2. Put an action item close to the top
Tell me what you want me to do up front. Make sure it is a clear action item. "Can I connect you to the CEO this week?" "Will you post this news on your blog?" "Is this a story you want to write for this week's paper?" are good examples.

3. Pitch to the relevant reporter
Make sure what your pitching me is what I do. If you're pitching a restaurant, pitch it to the restaurants reporter. If you don't know who the restaurant reporter is, look up the paper online and search for restaurant stories. Send it to the reporter that wrote the most, or the most recent restaurant stories. Dont just send your pitch to EVERY reporter you can find. Reporters hate that. We talk about it. We all get together and delete those pitches simultaneously.

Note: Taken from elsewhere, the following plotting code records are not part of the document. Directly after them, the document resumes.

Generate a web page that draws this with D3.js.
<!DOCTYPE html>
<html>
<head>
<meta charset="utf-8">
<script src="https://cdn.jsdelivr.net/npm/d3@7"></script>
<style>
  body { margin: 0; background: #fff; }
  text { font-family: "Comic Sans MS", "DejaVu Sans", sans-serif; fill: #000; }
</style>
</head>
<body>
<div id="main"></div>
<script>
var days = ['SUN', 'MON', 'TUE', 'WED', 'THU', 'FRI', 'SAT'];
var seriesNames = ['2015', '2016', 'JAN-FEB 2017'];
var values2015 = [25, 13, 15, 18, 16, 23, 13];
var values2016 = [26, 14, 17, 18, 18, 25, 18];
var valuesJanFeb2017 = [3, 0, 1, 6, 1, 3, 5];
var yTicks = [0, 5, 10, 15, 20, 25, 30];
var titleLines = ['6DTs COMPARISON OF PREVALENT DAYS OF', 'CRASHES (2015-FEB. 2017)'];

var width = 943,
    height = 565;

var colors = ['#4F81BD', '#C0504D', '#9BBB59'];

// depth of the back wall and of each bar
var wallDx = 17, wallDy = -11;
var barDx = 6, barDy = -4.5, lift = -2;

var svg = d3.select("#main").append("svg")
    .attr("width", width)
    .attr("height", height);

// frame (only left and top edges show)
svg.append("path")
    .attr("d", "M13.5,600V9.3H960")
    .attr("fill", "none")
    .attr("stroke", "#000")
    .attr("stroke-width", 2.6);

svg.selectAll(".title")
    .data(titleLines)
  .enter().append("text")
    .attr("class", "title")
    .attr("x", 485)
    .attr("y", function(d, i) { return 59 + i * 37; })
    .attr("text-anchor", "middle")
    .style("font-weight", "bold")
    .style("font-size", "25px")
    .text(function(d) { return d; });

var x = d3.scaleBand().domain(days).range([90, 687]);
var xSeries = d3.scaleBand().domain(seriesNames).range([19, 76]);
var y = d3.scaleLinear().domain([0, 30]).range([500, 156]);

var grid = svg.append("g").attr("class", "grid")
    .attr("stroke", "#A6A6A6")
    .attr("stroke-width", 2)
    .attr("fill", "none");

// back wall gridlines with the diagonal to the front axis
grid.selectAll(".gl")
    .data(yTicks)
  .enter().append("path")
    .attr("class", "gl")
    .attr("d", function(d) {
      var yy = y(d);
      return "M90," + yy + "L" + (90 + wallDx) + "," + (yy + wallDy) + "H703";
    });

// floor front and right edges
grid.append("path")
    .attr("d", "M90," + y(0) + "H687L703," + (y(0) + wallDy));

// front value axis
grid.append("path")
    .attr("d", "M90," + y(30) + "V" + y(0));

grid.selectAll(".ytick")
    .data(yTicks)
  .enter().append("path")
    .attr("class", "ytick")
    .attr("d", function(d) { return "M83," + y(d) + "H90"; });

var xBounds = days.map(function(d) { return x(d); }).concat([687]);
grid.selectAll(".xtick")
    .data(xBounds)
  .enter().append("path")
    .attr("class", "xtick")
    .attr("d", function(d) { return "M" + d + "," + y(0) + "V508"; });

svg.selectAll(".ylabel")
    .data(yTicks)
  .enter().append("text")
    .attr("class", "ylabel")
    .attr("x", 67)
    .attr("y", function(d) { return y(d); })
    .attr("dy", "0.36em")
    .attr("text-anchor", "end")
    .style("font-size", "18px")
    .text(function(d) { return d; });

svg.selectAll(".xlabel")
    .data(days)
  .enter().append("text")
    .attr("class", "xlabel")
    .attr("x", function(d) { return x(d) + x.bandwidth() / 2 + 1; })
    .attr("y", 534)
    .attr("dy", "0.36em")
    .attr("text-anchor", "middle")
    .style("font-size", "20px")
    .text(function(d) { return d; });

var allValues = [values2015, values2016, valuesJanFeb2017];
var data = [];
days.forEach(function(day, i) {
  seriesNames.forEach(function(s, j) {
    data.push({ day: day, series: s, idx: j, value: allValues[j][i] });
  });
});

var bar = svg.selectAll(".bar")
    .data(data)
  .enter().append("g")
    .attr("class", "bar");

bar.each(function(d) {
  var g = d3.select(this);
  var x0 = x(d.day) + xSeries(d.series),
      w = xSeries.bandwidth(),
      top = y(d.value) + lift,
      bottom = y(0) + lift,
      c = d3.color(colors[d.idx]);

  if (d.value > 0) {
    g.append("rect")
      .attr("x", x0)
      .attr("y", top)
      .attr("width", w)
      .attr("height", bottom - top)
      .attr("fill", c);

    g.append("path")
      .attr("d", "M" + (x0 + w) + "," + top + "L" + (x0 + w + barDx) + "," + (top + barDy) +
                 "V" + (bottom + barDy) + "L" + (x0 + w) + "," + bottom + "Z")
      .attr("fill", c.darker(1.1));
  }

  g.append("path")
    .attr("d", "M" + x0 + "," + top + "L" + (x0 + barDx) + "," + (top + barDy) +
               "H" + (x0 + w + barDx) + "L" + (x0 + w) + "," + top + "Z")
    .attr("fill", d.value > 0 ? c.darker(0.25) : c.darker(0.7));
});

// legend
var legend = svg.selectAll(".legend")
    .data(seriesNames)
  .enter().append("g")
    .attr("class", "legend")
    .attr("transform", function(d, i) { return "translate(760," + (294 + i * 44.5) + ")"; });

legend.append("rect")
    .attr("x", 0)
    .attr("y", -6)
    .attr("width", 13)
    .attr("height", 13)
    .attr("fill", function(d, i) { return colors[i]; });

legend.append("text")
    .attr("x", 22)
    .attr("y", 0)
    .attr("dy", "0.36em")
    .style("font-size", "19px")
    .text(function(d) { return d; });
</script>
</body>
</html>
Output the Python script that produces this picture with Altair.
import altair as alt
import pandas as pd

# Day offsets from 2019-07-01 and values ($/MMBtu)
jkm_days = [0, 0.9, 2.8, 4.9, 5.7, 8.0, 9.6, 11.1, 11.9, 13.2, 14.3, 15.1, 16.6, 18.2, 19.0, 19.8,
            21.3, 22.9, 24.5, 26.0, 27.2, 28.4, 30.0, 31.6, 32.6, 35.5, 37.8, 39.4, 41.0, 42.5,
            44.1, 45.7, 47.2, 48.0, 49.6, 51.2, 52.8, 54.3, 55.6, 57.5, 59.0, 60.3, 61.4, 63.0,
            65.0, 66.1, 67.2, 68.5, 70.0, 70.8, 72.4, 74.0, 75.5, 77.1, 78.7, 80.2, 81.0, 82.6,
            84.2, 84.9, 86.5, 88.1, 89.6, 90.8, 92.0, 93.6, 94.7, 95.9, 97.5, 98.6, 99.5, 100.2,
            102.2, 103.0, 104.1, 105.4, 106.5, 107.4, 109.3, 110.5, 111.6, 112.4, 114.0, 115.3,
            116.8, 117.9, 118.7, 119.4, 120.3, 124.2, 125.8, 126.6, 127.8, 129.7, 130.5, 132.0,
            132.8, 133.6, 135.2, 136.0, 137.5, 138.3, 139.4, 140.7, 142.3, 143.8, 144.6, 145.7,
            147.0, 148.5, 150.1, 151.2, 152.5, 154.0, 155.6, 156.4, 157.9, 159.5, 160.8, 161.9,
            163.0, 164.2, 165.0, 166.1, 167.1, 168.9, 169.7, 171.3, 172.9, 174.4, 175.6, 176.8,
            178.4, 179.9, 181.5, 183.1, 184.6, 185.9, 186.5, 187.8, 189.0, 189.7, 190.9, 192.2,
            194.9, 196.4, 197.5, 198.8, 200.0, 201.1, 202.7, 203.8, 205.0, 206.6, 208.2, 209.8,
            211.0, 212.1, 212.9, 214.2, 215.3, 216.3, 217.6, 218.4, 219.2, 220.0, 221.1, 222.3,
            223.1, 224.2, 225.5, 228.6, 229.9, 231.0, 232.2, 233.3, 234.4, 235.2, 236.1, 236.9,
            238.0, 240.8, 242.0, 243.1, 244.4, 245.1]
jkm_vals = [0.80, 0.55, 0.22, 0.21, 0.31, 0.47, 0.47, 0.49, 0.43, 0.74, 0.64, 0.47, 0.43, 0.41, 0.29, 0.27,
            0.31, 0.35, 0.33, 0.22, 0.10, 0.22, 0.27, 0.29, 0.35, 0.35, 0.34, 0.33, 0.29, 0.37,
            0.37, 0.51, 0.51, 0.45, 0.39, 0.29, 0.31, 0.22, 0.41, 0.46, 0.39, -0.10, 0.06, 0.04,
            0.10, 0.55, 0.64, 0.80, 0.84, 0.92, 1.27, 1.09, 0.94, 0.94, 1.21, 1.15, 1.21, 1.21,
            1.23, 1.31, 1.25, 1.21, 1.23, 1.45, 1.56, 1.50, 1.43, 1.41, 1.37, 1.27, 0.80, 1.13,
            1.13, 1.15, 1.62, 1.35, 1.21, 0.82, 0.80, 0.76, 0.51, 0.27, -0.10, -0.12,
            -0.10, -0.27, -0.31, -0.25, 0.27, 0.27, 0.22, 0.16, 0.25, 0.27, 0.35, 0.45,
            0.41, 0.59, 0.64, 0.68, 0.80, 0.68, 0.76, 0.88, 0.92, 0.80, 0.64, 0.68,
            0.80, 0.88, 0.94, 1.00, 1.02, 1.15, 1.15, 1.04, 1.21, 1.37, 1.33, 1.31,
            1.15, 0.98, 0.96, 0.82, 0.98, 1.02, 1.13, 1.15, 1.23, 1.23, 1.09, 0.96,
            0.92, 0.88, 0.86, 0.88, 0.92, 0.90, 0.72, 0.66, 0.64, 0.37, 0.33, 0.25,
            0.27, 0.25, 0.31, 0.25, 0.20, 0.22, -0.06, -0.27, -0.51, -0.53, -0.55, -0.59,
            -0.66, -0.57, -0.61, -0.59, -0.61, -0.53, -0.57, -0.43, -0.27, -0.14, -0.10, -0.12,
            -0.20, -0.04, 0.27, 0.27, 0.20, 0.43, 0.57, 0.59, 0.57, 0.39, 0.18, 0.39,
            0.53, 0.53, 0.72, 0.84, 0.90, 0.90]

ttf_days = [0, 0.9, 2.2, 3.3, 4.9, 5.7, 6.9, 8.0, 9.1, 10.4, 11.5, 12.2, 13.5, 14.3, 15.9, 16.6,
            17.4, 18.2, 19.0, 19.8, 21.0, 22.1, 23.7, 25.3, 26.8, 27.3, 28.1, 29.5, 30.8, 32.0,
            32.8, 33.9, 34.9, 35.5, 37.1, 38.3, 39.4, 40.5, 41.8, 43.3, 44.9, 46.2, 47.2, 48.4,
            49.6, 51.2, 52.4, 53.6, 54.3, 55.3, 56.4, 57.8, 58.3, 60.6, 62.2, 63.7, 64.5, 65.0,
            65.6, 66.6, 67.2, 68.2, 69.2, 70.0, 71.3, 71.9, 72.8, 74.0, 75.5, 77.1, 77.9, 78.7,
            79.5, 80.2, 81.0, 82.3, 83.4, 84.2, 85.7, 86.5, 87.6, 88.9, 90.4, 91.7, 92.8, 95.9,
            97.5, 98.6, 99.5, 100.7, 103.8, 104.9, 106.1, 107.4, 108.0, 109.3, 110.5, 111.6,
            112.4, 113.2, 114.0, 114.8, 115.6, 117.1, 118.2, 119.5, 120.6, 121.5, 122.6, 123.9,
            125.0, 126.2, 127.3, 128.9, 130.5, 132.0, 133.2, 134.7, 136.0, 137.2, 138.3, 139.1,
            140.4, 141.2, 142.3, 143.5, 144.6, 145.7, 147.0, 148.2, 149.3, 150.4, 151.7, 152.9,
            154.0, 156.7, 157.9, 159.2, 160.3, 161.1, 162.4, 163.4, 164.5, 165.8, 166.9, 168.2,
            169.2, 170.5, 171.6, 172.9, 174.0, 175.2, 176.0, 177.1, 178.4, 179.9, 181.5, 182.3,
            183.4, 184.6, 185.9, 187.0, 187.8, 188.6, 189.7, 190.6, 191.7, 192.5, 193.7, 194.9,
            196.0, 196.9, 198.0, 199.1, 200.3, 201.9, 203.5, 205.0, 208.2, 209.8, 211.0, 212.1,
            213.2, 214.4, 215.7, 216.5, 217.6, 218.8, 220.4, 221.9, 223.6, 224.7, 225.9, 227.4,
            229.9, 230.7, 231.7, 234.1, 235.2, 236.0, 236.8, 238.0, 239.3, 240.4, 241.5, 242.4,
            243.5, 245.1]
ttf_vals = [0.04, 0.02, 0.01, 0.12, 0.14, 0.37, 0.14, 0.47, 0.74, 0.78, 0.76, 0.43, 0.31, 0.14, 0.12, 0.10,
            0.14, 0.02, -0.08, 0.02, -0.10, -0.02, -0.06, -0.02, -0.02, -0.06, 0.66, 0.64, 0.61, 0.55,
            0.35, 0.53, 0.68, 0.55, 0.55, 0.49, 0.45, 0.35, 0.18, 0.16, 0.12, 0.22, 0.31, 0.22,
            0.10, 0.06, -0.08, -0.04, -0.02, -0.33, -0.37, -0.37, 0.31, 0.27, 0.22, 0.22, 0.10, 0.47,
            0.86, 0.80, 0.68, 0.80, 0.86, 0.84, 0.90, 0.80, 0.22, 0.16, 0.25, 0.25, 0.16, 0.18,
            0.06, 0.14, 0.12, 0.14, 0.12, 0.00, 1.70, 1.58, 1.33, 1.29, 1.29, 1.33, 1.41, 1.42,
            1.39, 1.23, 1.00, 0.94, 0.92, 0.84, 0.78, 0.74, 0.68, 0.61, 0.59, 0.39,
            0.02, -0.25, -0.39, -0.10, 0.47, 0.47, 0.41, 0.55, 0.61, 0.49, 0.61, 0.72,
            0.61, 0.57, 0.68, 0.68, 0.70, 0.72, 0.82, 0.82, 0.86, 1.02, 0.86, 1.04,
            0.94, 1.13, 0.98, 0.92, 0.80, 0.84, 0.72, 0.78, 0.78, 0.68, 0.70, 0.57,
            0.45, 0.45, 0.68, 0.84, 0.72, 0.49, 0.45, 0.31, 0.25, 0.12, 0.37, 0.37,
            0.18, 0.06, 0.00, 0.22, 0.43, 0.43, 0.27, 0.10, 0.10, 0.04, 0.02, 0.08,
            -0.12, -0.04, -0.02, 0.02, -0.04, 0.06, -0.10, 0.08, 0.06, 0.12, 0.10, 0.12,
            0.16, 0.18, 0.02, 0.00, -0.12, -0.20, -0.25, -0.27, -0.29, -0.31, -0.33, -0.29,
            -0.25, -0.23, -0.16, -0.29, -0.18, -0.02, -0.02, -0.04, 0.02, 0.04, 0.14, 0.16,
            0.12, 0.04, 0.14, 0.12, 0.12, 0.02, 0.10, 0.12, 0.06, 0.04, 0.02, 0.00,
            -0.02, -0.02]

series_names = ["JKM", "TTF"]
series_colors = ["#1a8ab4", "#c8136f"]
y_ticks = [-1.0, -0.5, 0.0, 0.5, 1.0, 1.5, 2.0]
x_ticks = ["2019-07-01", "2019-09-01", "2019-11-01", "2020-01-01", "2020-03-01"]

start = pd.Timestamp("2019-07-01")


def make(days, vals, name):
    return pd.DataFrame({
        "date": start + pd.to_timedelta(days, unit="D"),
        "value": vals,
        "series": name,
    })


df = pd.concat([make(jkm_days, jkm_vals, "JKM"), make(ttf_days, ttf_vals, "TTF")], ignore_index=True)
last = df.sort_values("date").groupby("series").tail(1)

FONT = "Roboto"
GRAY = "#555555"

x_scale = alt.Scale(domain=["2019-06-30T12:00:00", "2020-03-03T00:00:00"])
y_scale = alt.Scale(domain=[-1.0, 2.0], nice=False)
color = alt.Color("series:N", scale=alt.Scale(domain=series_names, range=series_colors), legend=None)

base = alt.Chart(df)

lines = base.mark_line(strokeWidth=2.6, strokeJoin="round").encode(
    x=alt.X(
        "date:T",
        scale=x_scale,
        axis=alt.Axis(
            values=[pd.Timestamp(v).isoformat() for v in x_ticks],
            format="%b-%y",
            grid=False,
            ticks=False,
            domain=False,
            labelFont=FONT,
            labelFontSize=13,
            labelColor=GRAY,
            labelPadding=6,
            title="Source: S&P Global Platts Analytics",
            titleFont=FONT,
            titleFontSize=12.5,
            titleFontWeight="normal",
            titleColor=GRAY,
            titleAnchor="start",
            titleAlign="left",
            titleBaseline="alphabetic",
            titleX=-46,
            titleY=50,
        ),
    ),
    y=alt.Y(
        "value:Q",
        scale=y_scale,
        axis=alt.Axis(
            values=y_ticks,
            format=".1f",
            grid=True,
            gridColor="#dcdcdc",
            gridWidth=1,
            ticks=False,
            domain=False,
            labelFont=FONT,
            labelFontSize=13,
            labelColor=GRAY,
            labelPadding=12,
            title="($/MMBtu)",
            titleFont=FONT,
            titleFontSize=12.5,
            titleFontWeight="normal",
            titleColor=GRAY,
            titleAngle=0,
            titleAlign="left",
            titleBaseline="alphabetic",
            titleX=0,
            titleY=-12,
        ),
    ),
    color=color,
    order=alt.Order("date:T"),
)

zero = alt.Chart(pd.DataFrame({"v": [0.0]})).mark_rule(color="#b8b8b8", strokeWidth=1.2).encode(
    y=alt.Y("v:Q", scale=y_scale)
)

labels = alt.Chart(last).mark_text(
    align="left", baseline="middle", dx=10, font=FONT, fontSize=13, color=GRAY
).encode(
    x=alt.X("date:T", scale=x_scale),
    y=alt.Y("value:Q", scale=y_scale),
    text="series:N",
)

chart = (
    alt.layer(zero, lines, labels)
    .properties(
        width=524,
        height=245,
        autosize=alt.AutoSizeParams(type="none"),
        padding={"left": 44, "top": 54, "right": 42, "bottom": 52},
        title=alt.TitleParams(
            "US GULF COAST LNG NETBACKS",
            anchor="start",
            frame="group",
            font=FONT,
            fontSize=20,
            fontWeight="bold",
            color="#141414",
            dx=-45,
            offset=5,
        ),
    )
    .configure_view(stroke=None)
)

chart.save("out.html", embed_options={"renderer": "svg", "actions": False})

4. Pitch the relevant geography
The large majority of newspapers, magazines and blogs cover specific geographies. The state of California, or more likely, a region in California that includes specific counties. Find out what those counties are. If you don't know, and you have a relationship with a reporter, ask that reporter to tell you what counties he or she covers. Don't send a Los Angeles reporter a story about a Virginia company with no connection to Los Angeles. I get hundreds of these displaced pitches a week and I block the sender from my email.

5. Pitch stories consistent with what that media outlet does
When pitching a business journal, pitch stories on companies, in that journal's coverage area, that have legitimate news (growth, new C-level executives, new funding). If you're pitching a daily newspaper, pitch stories that have large community impact, or are trends those communities will particularly care about. Make sure to pitch for the appropriate section. If you pitch bloggers, pitch stories that exactly target their niche and are appropriate for their target readership. READ articles of the media you are pitching BEFORE sending your pitch so you know what kinds of stories they run and can make sure your pitch is consistent.

I care less about spelling mistakes, emoticons, and exclamation points than I do about the content of the pitch. Yes, if you include those things, I might make fun of you and share them with my colleagues.  But all is forgiven if you make my job easier. You do that by writing clear, relevant pitches that contain real news. If you do that, You will soon gain something you have always wanted: Coverage.